Just more evidence of how the upper middle class American mentality f***ks everybody over. Go be "successful." Ummmm...and that is defined....how?

Posted by: annette on February 19, 2004 08:05 AM



Hmm, "recognition" as relief/respite/deliverance from the (presumably) pain of self-consciousness ...? Something like that? Very provocative.

As for our lousy college education: I marvel that anyone would think that inflicting a massive amount of self-consciousness on anyone else could be anything but painful, destructive and burdensome. Helping open someone up to a larger awareness of things -- that I can see as OK, although I'm not sure how I feel about forcing it on anyone, at least past a certain point. But self-consciousness ... Sheesh. It's like putting a noose around someone's neck and pulling it ever tighter, saying, "Now you're really aware of what a pulse is, right?" And pretending that's a good thing. Between you and me, I'm kinda proud of the way I've managed to shuck off a fair amount of that self-consciousness... Or so I like to fool myself into believing. Maybe it's just that with age, the neck grows thinner and it becomes easier to leave the noose behind...

Posted by: Michael Blowhard on February 19, 2004 11:57 AM



I grew up on the edge of the WASP establishment in New York. I was raised in Darien (rhymes with Aryan), went to a New England boarding school and Harvard.

That world is gone, and I'm happy with the new one. But we're having some problems with the transition phase, and those are worth talking about.

First of all, while we've had show-biz celebrities for quite a while, it's only recently that we started thinking they, rather than FDR, should be our leaders. Or thinking it's normal that half the entertainers most respected by our kids publicly advocate illegal behavior, including murder.

The old Establishment was taught that with privilege came responsibility. Some of our new leaders, like Michael Bloomberg, think that too.

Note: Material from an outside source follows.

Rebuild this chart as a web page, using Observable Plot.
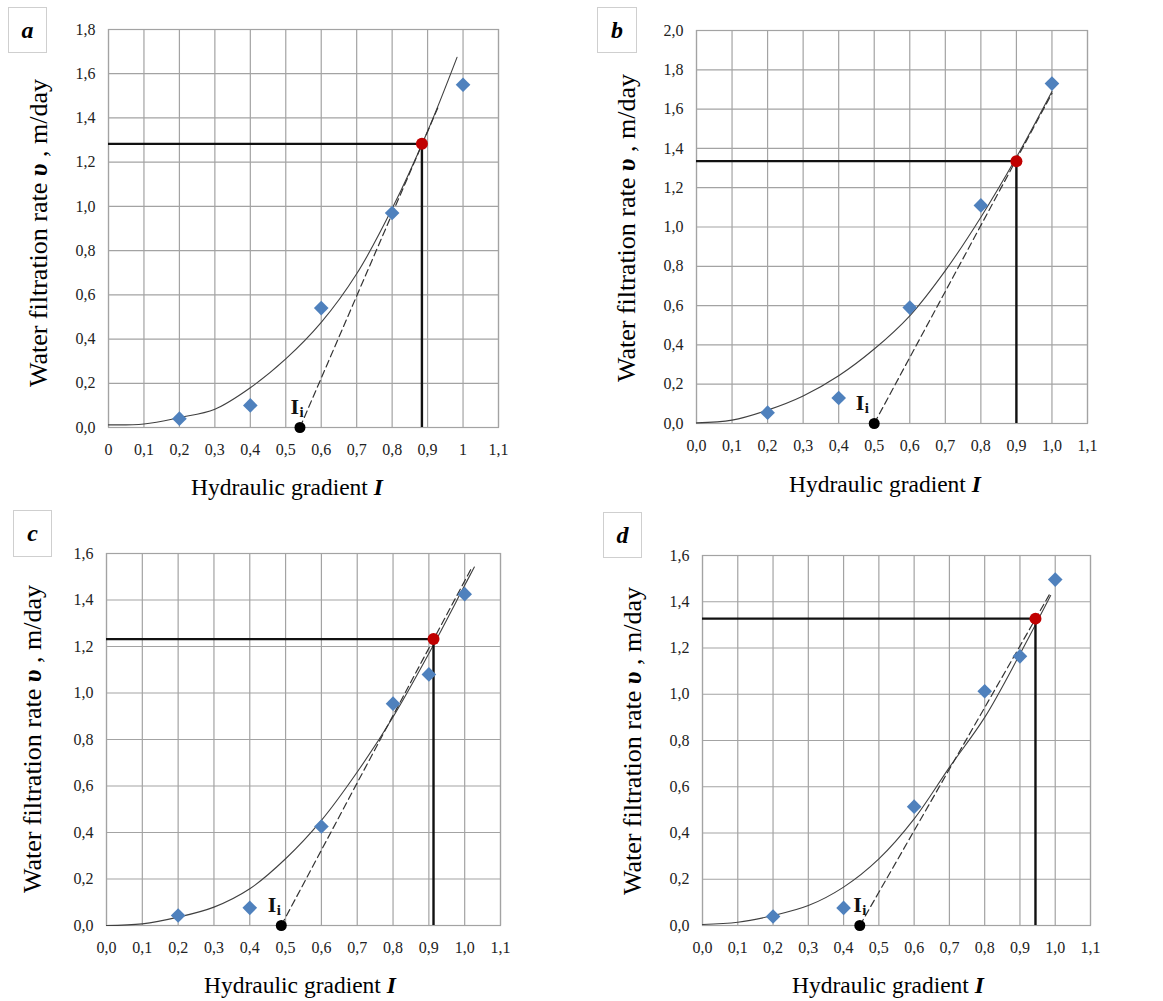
<!DOCTYPE html>
<html>
<head>
<meta charset="utf-8">
<script src="https://cdn.jsdelivr.net/npm/d3@7"></script>
<script src="https://cdn.jsdelivr.net/npm/@observablehq/plot@0.6"></script>
<style>
  html, body { margin: 0; padding: 0; background: #fff; }
  #root { position: relative; width: 1163px; height: 1001px; overflow: hidden; font-family: "Liberation Serif", "Times New Roman", serif; }
  .panel { position: absolute; font-family: "Liberation Serif", serif; }
  .panel text { font-family: "Liberation Serif", serif; }
  .tag { position: absolute; box-sizing: border-box; border: 1px solid #cfcfcf; background: #fff;
         font: italic bold 24px "Liberation Serif", serif; display: flex; align-items: center; justify-content: center; color: #000; }
  .ytitle { position: absolute; white-space: nowrap; font: 26px "Liberation Serif", serif; color: #000;
            transform: translate(-50%, -50%) rotate(-90deg); }
  .xtitle { position: absolute; white-space: nowrap; font: 23.5px "Liberation Serif", serif; color: #000;
            transform: translate(-50%, -50%); }
  .bi { font-weight: bold; font-style: italic; }
</style>
</head>
<body>
<div id="root"></div>
<script>
// ---------- tick values and labels ----------
const xTicks = [0, 0.1, 0.2, 0.3, 0.4, 0.5, 0.6, 0.7, 0.8, 0.9, 1.0, 1.1];
const xLabelsA = ["0", "0,1", "0,2", "0,3", "0,4", "0,5", "0,6", "0,7", "0,8", "0,9", "1", "1,1"];
const xLabels = ["0,0", "0,1", "0,2", "0,3", "0,4", "0,5", "0,6", "0,7", "0,8", "0,9", "1,0", "1,1"];
const yTicks18 = [0, 0.2, 0.4, 0.6, 0.8, 1.0, 1.2, 1.4, 1.6, 1.8];
const yLabels18 = ["0,0", "0,2", "0,4", "0,6", "0,8", "1,0", "1,2", "1,4", "1,6", "1,8"];
const yTicks20 = [0, 0.2, 0.4, 0.6, 0.8, 1.0, 1.2, 1.4, 1.6, 1.8, 2.0];
const yLabels20 = ["0,0", "0,2", "0,4", "0,6", "0,8", "1,0", "1,2", "1,4", "1,6", "1,8", "2,0"];
const yTicks16 = [0, 0.2, 0.4, 0.6, 0.8, 1.0, 1.2, 1.4, 1.6];
const yLabels16 = ["0,0", "0,2", "0,4", "0,6", "0,8", "1,0", "1,2", "1,4", "1,6"];

// ---------- panel a ----------
const measA_I = [0.2, 0.4, 0.6, 0.8, 1.0];
const measA_v = [0.04, 0.10, 0.54, 0.97, 1.55];
const trendA_I = [0, 0.1, 0.2, 0.3, 0.4, 0.5, 0.6, 0.7, 0.8, 0.9, 0.983];
const trendA_v = [0.012, 0.016, 0.045, 0.083, 0.18, 0.31, 0.475, 0.695, 0.99, 1.34, 1.674];
const tangentA_I = [0.54, 0.93];
const tangentA_v = [0, 1.45];
const critA = [0.884, 1.283];   // [I, v] red point
const iiA = 0.54;

// ---------- panel b ----------
const measB_I = [0.2, 0.4, 0.6, 0.8, 1.0];
const measB_v = [0.055, 0.13, 0.59, 1.11, 1.73];
const trendB_I = [0, 0.1, 0.2, 0.3, 0.4, 0.5, 0.6, 0.7, 0.8, 0.9, 1.0];
const trendB_v = [0.003, 0.017, 0.068, 0.14, 0.243, 0.379, 0.548, 0.778, 1.05, 1.355, 1.69];
const tangentB_I = [0.5, 1.0];
const tangentB_v = [0, 1.68];
const critB = [0.9, 1.335];
const iiB = 0.5;

// ---------- panel c ----------
const measC_I = [0.2, 0.4, 0.6, 0.8, 0.9, 1.0];
const measC_v = [0.043, 0.076, 0.426, 0.954, 1.08, 1.425];
const trendC_I = [0, 0.1, 0.2, 0.3, 0.4, 0.5, 0.6, 0.7, 0.8, 0.9, 1.0, 1.027];
const trendC_v = [0, 0.007, 0.036, 0.079, 0.158, 0.287, 0.452, 0.66, 0.897, 1.17, 1.463, 1.542];
const tangentC_I = [0.488, 1.02];
const tangentC_v = [0, 1.54];
const critC = [0.913, 1.232];
const iiC = 0.488;

// ---------- panel d ----------
const measD_I = [0.2, 0.4, 0.6, 0.8, 0.9, 1.0];
const measD_v = [0.039, 0.076, 0.514, 1.013, 1.164, 1.496];
const trendD_I = [0, 0.1, 0.2, 0.3, 0.4, 0.5, 0.6, 0.7, 0.8, 0.9, 0.987];
const trendD_v = [0.004, 0.014, 0.043, 0.086, 0.166, 0.288, 0.461, 0.684, 0.9, 1.174, 1.427];
const tangentD_I = [0.446, 0.985];
const tangentD_v = [0, 1.435];
const critD = [0.944, 1.327];
const iiD = 0.446;

const panelNames = ["a", "b", "c", "d"];

// ---------- layout (pixels) ----------
const layout = {
  a: {left: 0, top: 0, w: 580, h: 500, ml: 108, mr: 82, mt: 29, mb: 73,
      tag: [8, 7, 39, 46], yt: [39, 233], xt: [287, 487], iiDx: -1},
  b: {left: 580, top: 0, w: 583, h: 500, ml: 116, mr: 76, mt: 30, mb: 77,
      tag: [597, 7, 40, 46], yt: [627, 228], xt: [885, 484], iiDx: -10},
  c: {left: 0, top: 500, w: 580, h: 501, ml: 106, mr: 80, mt: 53, mb: 76,
      tag: [13, 510, 39, 47], yt: [33, 739], xt: [300, 985], iiDx: -5},
  d: {left: 580, top: 500, w: 583, h: 501, ml: 122, mr: 73, mt: 55, mb: 76,
      tag: [603, 512, 39, 46], yt: [633, 741], xt: [888, 985], iiDx: 2}
};

const spec = {
  a: {mI: measA_I, mv: measA_v, tI: trendA_I, tv: trendA_v, gI: tangentA_I, gv: tangentA_v, crit: critA, ii: iiA,
      yMax: 1.8, yTicks: yTicks18, yLabels: yLabels18, xLabels: xLabelsA},
  b: {mI: measB_I, mv: measB_v, tI: trendB_I, tv: trendB_v, gI: tangentB_I, gv: tangentB_v, crit: critB, ii: iiB,
      yMax: 2.0, yTicks: yTicks20, yLabels: yLabels20, xLabels: xLabels},
  c: {mI: measC_I, mv: measC_v, tI: trendC_I, tv: trendC_v, gI: tangentC_I, gv: tangentC_v, crit: critC, ii: iiC,
      yMax: 1.6, yTicks: yTicks16, yLabels: yLabels16, xLabels: xLabels},
  d: {mI: measD_I, mv: measD_v, tI: trendD_I, tv: trendD_v, gI: tangentD_I, gv: tangentD_v, crit: critD, ii: iiD,
      yMax: 1.6, yTicks: yTicks16, yLabels: yLabels16, xLabels: xLabels}
};

const root = document.getElementById("root");
const zip = (xs, ys) => xs.map((x, i) => ({I: x, v: ys[i]}));
const serif = "Liberation Serif";

for (const name of panelNames) {
  const L = layout[name], S = spec[name];
  const meas = zip(S.mI, S.mv);
  const trend = zip(S.tI, S.tv);
  const tangent = zip(S.gI, S.gv);
  const crit = [{I: S.crit[0], v: S.crit[1]}];
  const ii = [{I: S.ii, v: 0}];

  const svg = Plot.plot({
    width: L.w, height: L.h,
    marginLeft: L.ml, marginRight: L.mr, marginTop: L.mt, marginBottom: L.mb,
    style: {fontFamily: serif, fontSize: "16px", background: "transparent", overflow: "visible"},
    x: {domain: [0, 1.1]},
    y: {domain: [0, S.yMax]},
    marks: [
      Plot.gridX(xTicks, {stroke: "#a3a3a3", strokeOpacity: 1, strokeWidth: 1.2}),
      Plot.gridY(S.yTicks, {stroke: "#a3a3a3", strokeOpacity: 1, strokeWidth: 1.2}),
      Plot.frame({stroke: "#a3a3a3", strokeWidth: 1.2}),
      Plot.axisX(xTicks, {tickFormat: d => S.xLabels[xTicks.indexOf(d)], tickSize: 0, tickPadding: 16,
                          fontFamily: serif, fontSize: 16, fill: "#222", label: null}),
      Plot.axisY(S.yTicks, {tickFormat: d => S.yLabels[S.yTicks.indexOf(d)], tickSize: 0, tickPadding: 13,
                          fontFamily: serif, fontSize: 16, fill: "#222", label: null}),
      Plot.line(trend, {x: "I", y: "v", curve: "catmull-rom", stroke: "#404040", strokeWidth: 1.1}),
      Plot.line(tangent, {x: "I", y: "v", stroke: "#333", strokeWidth: 1.2, strokeDasharray: "7,4"}),
      Plot.ruleY(crit, {y: "v", x1: () => 0, x2: "I", stroke: "#111", strokeWidth: 2.2}),
      Plot.ruleX(crit, {x: "I", y1: () => 0, y2: "v", stroke: "#111", strokeWidth: 2.4}),
      Plot.dot(meas, {x: "I", y: "v", symbol: "diamond2", r: 6.6, fill: "#4f81bd", stroke: "none"}),
      Plot.dot(crit, {x: "I", y: "v", r: 6, fill: "#c00000", stroke: "none"}),
      Plot.dot(ii, {x: "I", y: "v", r: 5.5, fill: "#000", stroke: "none"}),
      Plot.text(ii, {x: "I", y: "v", text: () => "I", dx: L.iiDx, dy: -21, textAnchor: "end",
                     fontWeight: "bold", fontSize: 22, fill: "#111", fontFamily: serif}),
      Plot.text(ii, {x: "I", y: "v", text: () => "i", dx: L.iiDx + 0.5, dy: -15, textAnchor: "start",
                     fontWeight: "bold", fontSize: 15, fill: "#111", fontFamily: serif})
    ]
  });
  svg.classList.add("panel");
  svg.style.left = L.left + "px";
  svg.style.top = L.top + "px";
  root.appendChild(svg);

  const tag = document.createElement("div");
  tag.className = "tag";
  tag.style.left = L.tag[0] + "px"; tag.style.top = L.tag[1] + "px";
  tag.style.width = L.tag[2] + "px"; tag.style.height = L.tag[3] + "px";
  tag.textContent = name;
  root.appendChild(tag);

  const yt = document.createElement("div");
  yt.className = "ytitle";
  yt.style.left = L.yt[0] + "px"; yt.style.top = L.yt[1] + "px";
  yt.innerHTML = 'Water filtration rate <span class="bi">υ</span> , m/day';
  root.appendChild(yt);

  const xt = document.createElement("div");
  xt.className = "xtitle";
  xt.style.left = L.xt[0] + "px"; xt.style.top = L.xt[1] + "px";
  xt.innerHTML = 'Hydraulic gradient <span class="bi">I</span>';
  root.appendChild(xt);
}
</script>
</body>
</html>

But Sisqo and The Donald don't (even though The Donald went to Hill and Penn), and there no longer is an establishment saying this is right and that is wrong.

The WASPs were far from perfect, but they were the most Liberal (in the Classical sense that both Progressives and Neo-Cons can support) ruling class in the history of the world. They believed in democracy and social progress and abdicated their power in a sincere attempt to be more egalitarian.

Having lost that top-down system, and gained the everyone's equal "swarm" of the internet, we're still learning how to deal with our new situation.

In my field, town planning and urban design, that means we have lots of public meetings but often a shortage of judgment. I think this is one of the reasons for the New Urban emphasis on the public realm and the common good. We're trying to leave the plain ol' ignorance of NIMBYism and political correctness behind and move on to a more enlightened public process.

In the meantime, we have the strange idea that Britney, Justin, Paris and Snoop Dogg are people that adults are supposed to care about and look up to.